A lot to consider with this survey and I would like to thank everyone who participated. The expense of this show is significant, thousands of dollars to prep the booth and stock inventory, so I really wanted to put my best foot forward. The input was very helpful and I imagine there will be other opportunities in the future for me to ask for your opinion and offer prints as prizes. As always, however, you can always share your thoughts with me on Facebook, Twitter, or Google+.
Yesterday, I wrote about why I painted this portrait of Martin Sheen’s character, Tom, from the movie ‘The Way.’ Click on this link, if you’d like to read it. Today, I figured I’d write a little bit about the how, as there are always artists out there who want to know the technical details, and I’m happy to oblige.

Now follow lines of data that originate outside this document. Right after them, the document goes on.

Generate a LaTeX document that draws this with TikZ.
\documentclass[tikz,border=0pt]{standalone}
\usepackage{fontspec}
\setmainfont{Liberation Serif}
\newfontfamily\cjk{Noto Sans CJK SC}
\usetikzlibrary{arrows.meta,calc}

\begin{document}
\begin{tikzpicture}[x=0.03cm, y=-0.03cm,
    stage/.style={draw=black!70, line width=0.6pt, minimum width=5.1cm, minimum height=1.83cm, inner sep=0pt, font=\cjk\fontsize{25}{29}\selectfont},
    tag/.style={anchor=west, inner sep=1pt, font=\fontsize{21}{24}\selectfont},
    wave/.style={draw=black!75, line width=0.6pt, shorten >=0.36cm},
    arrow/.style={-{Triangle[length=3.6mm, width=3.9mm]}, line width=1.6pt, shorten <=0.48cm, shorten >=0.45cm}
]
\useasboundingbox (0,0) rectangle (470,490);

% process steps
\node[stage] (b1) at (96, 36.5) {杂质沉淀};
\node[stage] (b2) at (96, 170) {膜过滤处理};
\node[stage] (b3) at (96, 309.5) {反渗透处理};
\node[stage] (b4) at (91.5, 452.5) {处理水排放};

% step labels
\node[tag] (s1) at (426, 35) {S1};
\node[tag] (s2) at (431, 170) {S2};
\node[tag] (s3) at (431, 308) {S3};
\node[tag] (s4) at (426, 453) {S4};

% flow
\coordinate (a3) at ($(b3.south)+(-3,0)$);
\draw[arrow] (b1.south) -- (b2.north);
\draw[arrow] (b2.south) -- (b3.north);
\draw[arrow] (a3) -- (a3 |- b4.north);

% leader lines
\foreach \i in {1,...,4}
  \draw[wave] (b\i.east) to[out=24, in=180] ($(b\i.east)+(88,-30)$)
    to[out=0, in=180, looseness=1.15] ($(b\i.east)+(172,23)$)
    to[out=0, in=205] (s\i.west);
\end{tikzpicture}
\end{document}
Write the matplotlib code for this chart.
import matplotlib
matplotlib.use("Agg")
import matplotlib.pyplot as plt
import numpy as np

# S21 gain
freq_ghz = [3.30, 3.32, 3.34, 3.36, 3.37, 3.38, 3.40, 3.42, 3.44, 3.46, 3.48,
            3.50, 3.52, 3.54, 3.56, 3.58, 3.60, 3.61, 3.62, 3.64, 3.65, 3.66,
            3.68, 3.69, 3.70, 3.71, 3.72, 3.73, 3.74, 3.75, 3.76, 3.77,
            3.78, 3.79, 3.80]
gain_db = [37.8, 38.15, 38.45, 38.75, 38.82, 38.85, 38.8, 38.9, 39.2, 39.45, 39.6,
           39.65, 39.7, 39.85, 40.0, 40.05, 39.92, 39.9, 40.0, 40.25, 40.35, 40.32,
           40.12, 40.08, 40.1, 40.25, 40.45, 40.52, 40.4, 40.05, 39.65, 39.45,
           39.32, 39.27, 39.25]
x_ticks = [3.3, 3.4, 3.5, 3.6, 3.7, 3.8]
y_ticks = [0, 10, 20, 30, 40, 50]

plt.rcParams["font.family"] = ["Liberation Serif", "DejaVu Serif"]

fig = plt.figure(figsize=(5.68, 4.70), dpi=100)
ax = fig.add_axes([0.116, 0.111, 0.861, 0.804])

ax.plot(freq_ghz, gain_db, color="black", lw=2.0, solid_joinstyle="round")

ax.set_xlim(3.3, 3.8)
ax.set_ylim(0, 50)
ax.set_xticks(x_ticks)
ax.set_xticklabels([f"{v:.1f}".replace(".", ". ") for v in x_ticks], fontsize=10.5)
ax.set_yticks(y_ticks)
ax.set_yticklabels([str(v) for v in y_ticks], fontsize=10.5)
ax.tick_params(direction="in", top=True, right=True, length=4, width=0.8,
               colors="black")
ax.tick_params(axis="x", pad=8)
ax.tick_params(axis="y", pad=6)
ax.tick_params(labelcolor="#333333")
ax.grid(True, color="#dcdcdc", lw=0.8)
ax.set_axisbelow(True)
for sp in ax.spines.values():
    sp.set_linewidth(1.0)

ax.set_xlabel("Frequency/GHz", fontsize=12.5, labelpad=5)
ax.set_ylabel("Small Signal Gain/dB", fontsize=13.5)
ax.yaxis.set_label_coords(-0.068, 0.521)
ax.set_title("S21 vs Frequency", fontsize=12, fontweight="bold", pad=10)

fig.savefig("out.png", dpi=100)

This painting was done entirely in Photoshop CS6 Extended using a Wacom Cintiq 24″HD display. No photos were used in the painting, aside from reference. I didn’t keep track of how long it took me to complete it because I wasn’t on deadline or in a rush, so while I could easily say 20 hours, it was probably more, over a few weeks. Without a deadline, I was able to nitpick it and get it as close to perfect as my current skills will allow. At some point, however, I just have to call it done, because any changes become so minute that nobody will see them but me.

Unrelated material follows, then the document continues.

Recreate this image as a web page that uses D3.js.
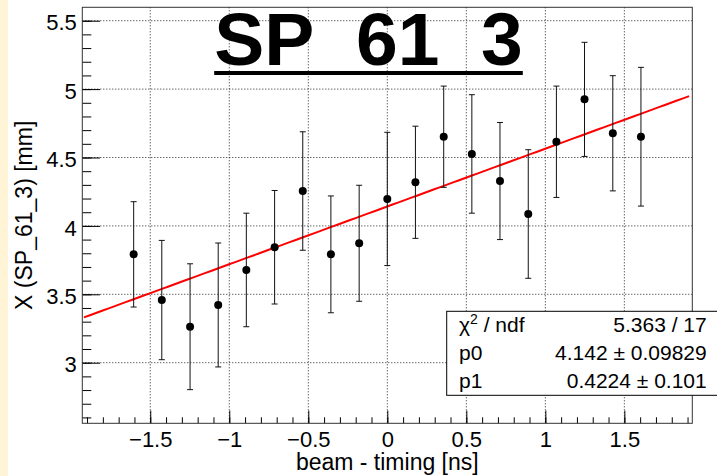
<!DOCTYPE html>
<html>
<head>
<meta charset="utf-8">
<script src="https://cdnjs.cloudflare.com/ajax/libs/d3/7.8.5/d3.min.js"></script>
<style>
	body { margin: 0; background: #fff; }
	svg { display: block; font-family: "Liberation Sans", Arial, Helvetica, sans-serif; }
	.axis path { display: none; }
	.axis line { stroke: #000; }
	.axis text { fill: #000; font-size: 22px; }
	.grid line { stroke: #222; stroke-dasharray: 1,2; }
</style>
</head>
<body>
<svg width="717" height="476"></svg>
<script>
// points of the graph
const xVals = [-1.605, -1.427, -1.248, -1.070, -0.892, -0.713, -0.535, -0.357, -0.178, 0, 0.178, 0.357, 0.535, 0.713, 0.892, 1.070, 1.248, 1.427, 1.605];
const yVals = [3.792, 3.458, 3.263, 3.422, 3.678, 3.844, 4.255, 3.792, 3.873, 4.197, 4.319, 4.652, 4.526, 4.328, 4.087, 4.615, 4.925, 4.677, 4.652];
const yErrs = [0.385, 0.436, 0.460, 0.453, 0.415, 0.415, 0.433, 0.427, 0.424, 0.487, 0.410, 0.370, 0.433, 0.428, 0.470, 0.407, 0.417, 0.421, 0.507];

// linear fit pol1
const p0 = 4.142, p1 = 0.4224;
const fitRange = [-1.92, 1.91];

// axes
const xTicks = [-1.5, -1, -0.5, 0, 0.5, 1, 1.5];
const yTicks = [3, 3.5, 4, 4.5, 5, 5.5];
const xDomain = [-1.93, 1.93];
const yDomain = [2.557, 5.598];

// stats box
const statNames = ["p0", "p1"];
const statValues = ["5.363 / 17", "4.142 \u00b1 0.09829", "0.4224 \u00b1 0.101"];

const title = "SP_61_3";
const xTitle = "beam - timing [ns]";
const yTitle = "X (SP_61_3) [mm]";

let svg = d3.select("svg"),
	frame = {left: 82.3, right: 692.3, top: 7.3, bottom: 423.3};

// canvas strip at the left
svg.append("rect").attr("x", 0).attr("y", 0).attr("width", 8).attr("height", 476).style("fill", "#fff4d6");

let x = d3.scaleLinear().domain(xDomain).range([frame.left, frame.right]),
	y = d3.scaleLinear().domain(yDomain).range([frame.bottom, frame.top]);

let minor = function(lo, hi) {
	let out = [];
	for (let i = Math.ceil(lo * 10 - 1e-6); i <= Math.floor(hi * 10 + 1e-6); i++) out.push(i / 10);
	return out;
};

//grid
svg.append("g").attr("class", "grid")
	.selectAll("line").data(xTicks).enter().append("line")
	.attr("x1", d => x(d)).attr("x2", d => x(d))
	.attr("y1", frame.top).attr("y2", frame.bottom);
svg.append("g").attr("class", "grid")
	.selectAll("line").data(yTicks).enter().append("line")
	.attr("y1", d => y(d)).attr("y2", d => y(d))
	.attr("x1", frame.left).attr("x2", frame.right);

//x axis
let fmt = d3.format("~g");
svg.append("g").attr("class", "axis")
	.attr("transform", "translate(0," + frame.bottom + ")")
	.call(d3.axisBottom(x).tickValues(minor(xDomain[0], xDomain[1])).tickSize(-6).tickFormat(""));
svg.append("g").attr("class", "axis")
	.attr("transform", "translate(0," + frame.bottom + ")")
	.call(d3.axisBottom(x).tickValues(xTicks).tickSize(-12.7).tickPadding(7.6).tickFormat(fmt));

//y axis
svg.append("g").attr("class", "axis")
	.attr("transform", "translate(" + frame.left + ",0)")
	.call(d3.axisLeft(y).tickValues(minor(yDomain[0], yDomain[1])).tickSize(-9).tickFormat(""));
svg.append("g").attr("class", "axis y-major")
	.attr("transform", "translate(" + frame.left + ",0)")
	.call(d3.axisLeft(y).tickValues(yTicks).tickSize(-17.7).tickPadding(5.5).tickFormat(fmt));
svg.selectAll(".y-major text").attr("dy", "0.42em");

//frame
svg.append("rect")
	.attr("x", frame.left).attr("y", frame.top)
	.attr("width", frame.right - frame.left).attr("height", frame.bottom - frame.top)
	.style("fill", "none").style("stroke", "#333").style("stroke-width", 1);

//axis titles
svg.append("text")
	.attr("x", (frame.left + frame.right) / 2).attr("y", 470)
	.attr("text-anchor", "middle").style("font-size", "23px")
	.text(xTitle);
svg.append("text")
	.attr("transform", "translate(32," + (frame.top + frame.bottom) / 2 + ") rotate(-90)")
	.attr("text-anchor", "middle").style("font-size", "23px")
	.text(yTitle);

//fit
let fitX = d3.range(fitRange[0], fitRange[1] + 1e-9, (fitRange[1] - fitRange[0]) / 100);
svg.append("path")
	.datum(fitX)
	.attr("d", d3.line().x(d => x(d)).y(d => y(p0 + p1 * d)))
	.style("fill", "none").style("stroke", "#ff0000").style("stroke-width", 2);

//error bars
let pts = xVals.map((v, i) => ({x: v, y: yVals[i], e: yErrs[i]}));
let bars = svg.append("g").selectAll("g").data(pts).enter().append("g")
	.style("stroke", "#111").style("stroke-width", 1);
bars.append("line")
	.attr("x1", d => x(d.x)).attr("x2", d => x(d.x))
	.attr("y1", d => y(d.y + d.e)).attr("y2", d => y(d.y - d.e));
bars.append("line")
	.attr("x1", d => x(d.x) - 3).attr("x2", d => x(d.x) + 3)
	.attr("y1", d => y(d.y + d.e)).attr("y2", d => y(d.y + d.e));
bars.append("line")
	.attr("x1", d => x(d.x) - 3).attr("x2", d => x(d.x) + 3)
	.attr("y1", d => y(d.y - d.e)).attr("y2", d => y(d.y - d.e));

//markers
svg.append("g").selectAll("circle").data(pts).enter().append("circle")
	.attr("cx", d => x(d.x)).attr("cy", d => y(d.y)).attr("r", 4)
	.style("fill", "#000");

//title
let t = svg.append("text")
	.attr("x", 368.5).attr("y", 65)
	.attr("text-anchor", "middle")
	.style("font-size", "75px").style("font-weight", "bold")
	.text(title);
let tb = t.node().getBBox();
svg.append("rect")
	.attr("x", tb.x).attr("y", 71)
	.attr("width", tb.width).attr("height", 4)
	.style("fill", "#000");

//stats box
let box = svg.append("g").style("font-size", "21px");
box.append("rect")
	.attr("x", 446.7).attr("y", 311.3).attr("width", 290).attr("height", 84)
	.style("fill", "#fff").style("stroke", "#000").style("stroke-width", 1);
let rowY = [331.7, 360, 388.3];
let chi = box.append("text").attr("x", 459).attr("y", rowY[0]);
chi.append("tspan").text("\u03c7");
chi.append("tspan").attr("dy", -8).style("font-size", "14px").text("2");
chi.append("tspan").attr("dy", 8).text(" / ndf");
box.selectAll(".sname").data(statNames).enter().append("text")
	.attr("class", "sname")
	.attr("x", 459).attr("y", (d, i) => rowY[i + 1])
	.text(d => d);
box.selectAll(".sval").data(statValues).enter().append("text")
	.attr("class", "sval")
	.attr("x", 706.7).attr("y", (d, i) => rowY[i])
	.attr("text-anchor", "end")
	.text(d => d);
</script>
</body>
</html>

With all of my previous work, it has become my practice to start a painting at low resolution, usually around 9″X12″ at 72ppi. Then, as the painting progresses, I will keep bumping up the size and resolution. I teach this method in my PhotoshopCAFE DVD, “Animal Painting in Adobe Photoshop” and it’s the same practice I use for painting portraits of people. There used to be two reasons for doing this. First, when you’re working at low-res, you can’t get distracted by putting in too much detail because the size just won’t allow any. This forces me to well establish ‘the bones’ of a likeness before working on wrinkles, skin texture, and hair. The other reason for starting at low-res was that my computer had reached the end of it’s efficient life for this type of work and at full-size and full-res, the brushes just wouldn’t move well enough to make broad strokes across the digital canvas. A completed painting was never more than 18″X24″ at 300ppi, because at that size, I could only work on the fine details without experiencing some lag.

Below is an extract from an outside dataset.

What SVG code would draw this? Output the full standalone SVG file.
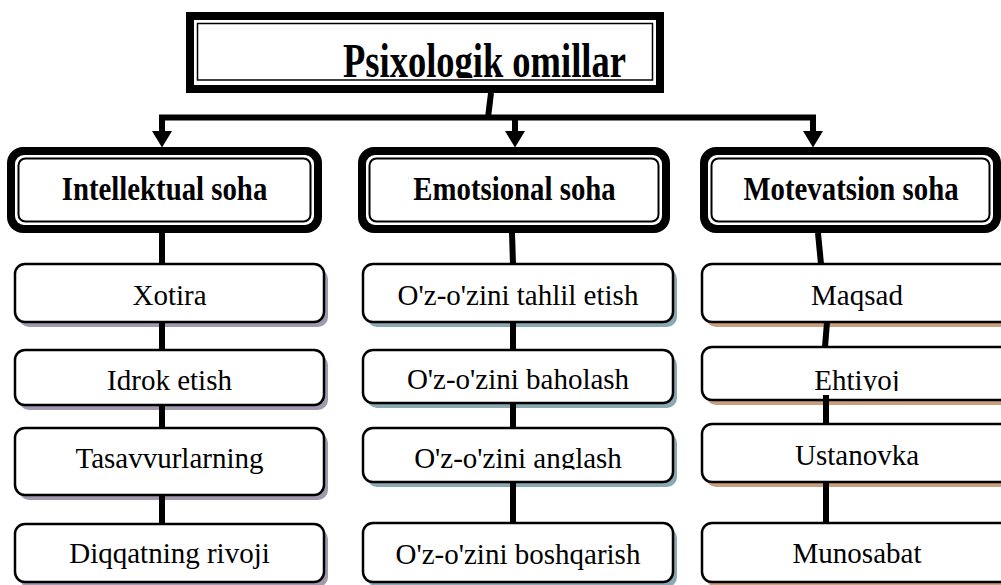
<svg xmlns="http://www.w3.org/2000/svg" width="1001" height="585" viewBox="0 0 1001 585">
<style>
.bg{fill:#ffffff}
.blk{fill:#000000}
.wht{fill:#ffffff}
.thin{fill:none;stroke:#000000;stroke-width:2}
.sub{fill:#ffffff;stroke:#000000;stroke-width:2.5}
.sh1{fill:#a199ad}
.sh2{fill:#8aa9b4}
.sh3{fill:#cb9e7f}
.title{font-family:"Liberation Serif","Times New Roman",serif;font-weight:bold;font-size:36.5px;fill:#000}
.cat{font-family:"Liberation Serif","Times New Roman",serif;font-weight:bold;font-size:28.8px;fill:#000;text-anchor:middle}
.lbl{font-family:"Liberation Serif","Times New Roman",serif;font-size:29px;fill:#000;text-anchor:middle}
.ln{fill:none;stroke:#000;stroke-width:6}
.bus{fill:none;stroke:#000;stroke-width:6;stroke-linecap:square}
</style>
<defs>
<marker id="arr" markerUnits="userSpaceOnUse" markerWidth="17" markerHeight="21" refX="0" refY="10.5" orient="auto">
<path d="M0,0.5 L16.5,10.5 L0,20.5 z" fill="#000"/>
</marker>
<clipPath id="clipTitle"><rect x="190" y="20" width="470" height="58"/></clipPath>
<clipPath id="clipAng"><rect x="365" y="430" width="306" height="39.5"/></clipPath>
<clipPath id="clipEht"><rect x="704" y="349" width="300" height="42"/></clipPath>
</defs>
<rect class="bg" x="0" y="0" width="1001" height="585"/>

<g id="title">
<rect class="blk" x="186" y="12" width="478" height="81"/>
<rect class="wht" x="194" y="20" width="462" height="65"/>
<rect class="thin" x="197.5" y="23.5" width="455" height="56.5" style="stroke-width:1.5"/>
<g clip-path="url(#clipTitle)">
<text class="title" transform="translate(343,77) scale(1,1.35)" x="0" y="0">Psixologik omillar</text>
</g>
</g>

<g id="cat-intellektual">
<rect class="blk" x="7" y="147" width="315" height="86" rx="16"/>
<rect class="wht" x="15" y="155" width="299" height="70" rx="9"/>
<rect class="thin" x="18.5" y="158.5" width="292" height="63" rx="7"/>
<text class="cat" transform="translate(164.5,200) scale(1,1.2)">Intellektual soha</text>
</g>

<g id="cat-emotsional">
<rect class="blk" x="358" y="147" width="312" height="86" rx="16"/>
<rect class="wht" x="366" y="155" width="296" height="70" rx="9"/>
<rect class="thin" x="369.5" y="158.5" width="289" height="63" rx="7"/>
<text class="cat" transform="translate(514.5,200) scale(1,1.2)">Emotsional soha</text>
</g>

<g id="cat-motevatsion">
<rect class="blk" x="700" y="147" width="301" height="86" rx="16"/>
<rect class="wht" x="708" y="155" width="285" height="70" rx="9"/>
<rect class="thin" x="711.5" y="158.5" width="278" height="63" rx="7"/>
<text class="cat" transform="translate(851,200) scale(1,1.2)">Motevatsion soha</text>
</g>

<g id="xotira">
<rect class="sh1" x="19" y="269" width="309" height="58" rx="10"/>
<rect class="sub" x="15" y="264" width="309" height="58" rx="10"/>
<text class="lbl" x="169.5" y="305">Xotira</text>
</g>
<g id="idrok">
<rect class="sh1" x="19" y="355" width="309" height="55" rx="10"/>
<rect class="sub" x="15" y="350" width="309" height="55" rx="10"/>
<text class="lbl" x="169.5" y="390">Idrok etish</text>
</g>
<g id="tasavvur">
<rect class="sh1" x="19" y="433" width="309" height="67" rx="10"/>
<rect class="sub" x="15" y="428" width="309" height="67" rx="10"/>
<text class="lbl" x="169.5" y="468">Tasavvurlarning</text>
</g>
<g id="diqqat">
<rect class="sh1" x="19" y="529" width="309" height="58" rx="10"/>
<rect class="sub" x="15" y="524" width="309" height="58" rx="10"/>
<text class="lbl" x="169.5" y="563">Diqqatning rivoji</text>
</g>

<g id="tahlil">
<rect class="sh2" x="367" y="269" width="310" height="58" rx="10"/>
<rect class="sub" x="363" y="264" width="310" height="58" rx="10"/>
<text class="lbl" x="518" y="305">O'z-o'zini tahlil etish</text>
</g>
<g id="baholash">
<rect class="sh2" x="367" y="355" width="310" height="53" rx="10"/>
<rect class="sub" x="363" y="350" width="310" height="53" rx="10"/>
<text class="lbl" x="518" y="389">O'z-o'zini baholash</text>
</g>
<g id="anglash">
<rect class="sh2" x="367" y="433" width="310" height="54" rx="10"/>
<rect class="sub" x="363" y="428" width="310" height="54" rx="10"/>
<g clip-path="url(#clipAng)"><text class="lbl" x="518" y="468">O'z-o'zini anglash</text></g>
</g>
<g id="boshqarish">
<rect class="sh2" x="367" y="528" width="310" height="59" rx="10"/>
<rect class="sub" x="363" y="523" width="310" height="59" rx="10"/>
<text class="lbl" x="518" y="564">O'z-o'zini boshqarish</text>
</g>

<g id="maqsad">
<rect class="sh3" x="706" y="269" width="310" height="58" rx="10"/>
<rect class="sub" x="702" y="264" width="310" height="58" rx="10"/>
<text class="lbl" x="857" y="305">Maqsad</text>
</g>
<g id="ehtiyoj">
<rect class="sh3" x="706" y="352" width="310" height="53" rx="10"/>
<rect class="sub" x="702" y="347" width="310" height="53" rx="10"/>
<g clip-path="url(#clipEht)"><text class="lbl" x="857" y="390">Ehtiyoj</text></g>
</g>
<g id="ustanovka">
<rect class="sh3" x="706" y="429" width="310" height="58" rx="10"/>
<rect class="sub" x="702" y="424" width="310" height="58" rx="10"/>
<text class="lbl" x="857" y="465">Ustanovka</text>
</g>
<g id="munosabat">
<rect class="sh3" x="706" y="528" width="310" height="59" rx="10"/>
<rect class="sub" x="702" y="523" width="310" height="59" rx="10"/>
<text class="lbl" x="857" y="563">Munosabat</text>
</g>

<g id="connectors">
<path class="ln" d="M491,93 L488,117.5"/>
<path class="bus" d="M162,117.5 H813"/>
<path class="ln" d="M162,117.5 V131" marker-end="url(#arr)"/>
<path class="ln" d="M515,117.5 V131" marker-end="url(#arr)"/>
<path class="ln" d="M813,117.5 V131" marker-end="url(#arr)"/>

<path class="ln" d="M162,233 V264"/>
<path class="ln" d="M162,322 V350"/>
<path class="ln" d="M162,405 V428"/>
<path class="ln" d="M162,495 V524"/>

<path class="ln" d="M512,233 L513,264"/>
<path class="ln" d="M513,322 V350"/>
<path class="ln" d="M513,403 V428"/>
<path class="ln" d="M513,482 V523"/>

<path class="ln" d="M818,233 L821,264"/>
<path class="ln" d="M827,322 L825,347"/>
<path class="ln" d="M826,395 V424"/>
<path class="ln" d="M826,482 V523"/>
</g>
</svg>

Recently I had a new computer built and I’m back to working on a very current, high end machine. Running 64bit Windows 7 with 64bit Photoshop, 16GB of RAM and a 4GB video card, everything is running incredibly smooth. I could have started and finished this painting at full-res, without any problems at all. BUT, I’m going to continue using my low-res to high-res workflow for the first reason I mentioned. It forces me to get the likeness right and it works well for me. That being said, I decided to push this painting to see if I could make it larger, which also allows more attention to detail. This final painting is 32″X24″ at 300ppi. At that size, the brushes were working just fine, and I could have bumped it up even more, with no issues in performance.
I’m still using the regular brushes in Photoshop and haven’t used any of the Mixer or Bristle brushes in my paintings. Those brushes are designed to simulate traditional media and I honestly don’t feel the need to do that. Digital painting is a medium all on its own, and I don’t try to make it into something it’s not. I do intend to give those other brushes a try in the coming year, however, simply to see if they’ll offer me some choices to make my work better. While I’m pleased with the quality of this painting and very much enjoyed working on it, there will always be room to improve.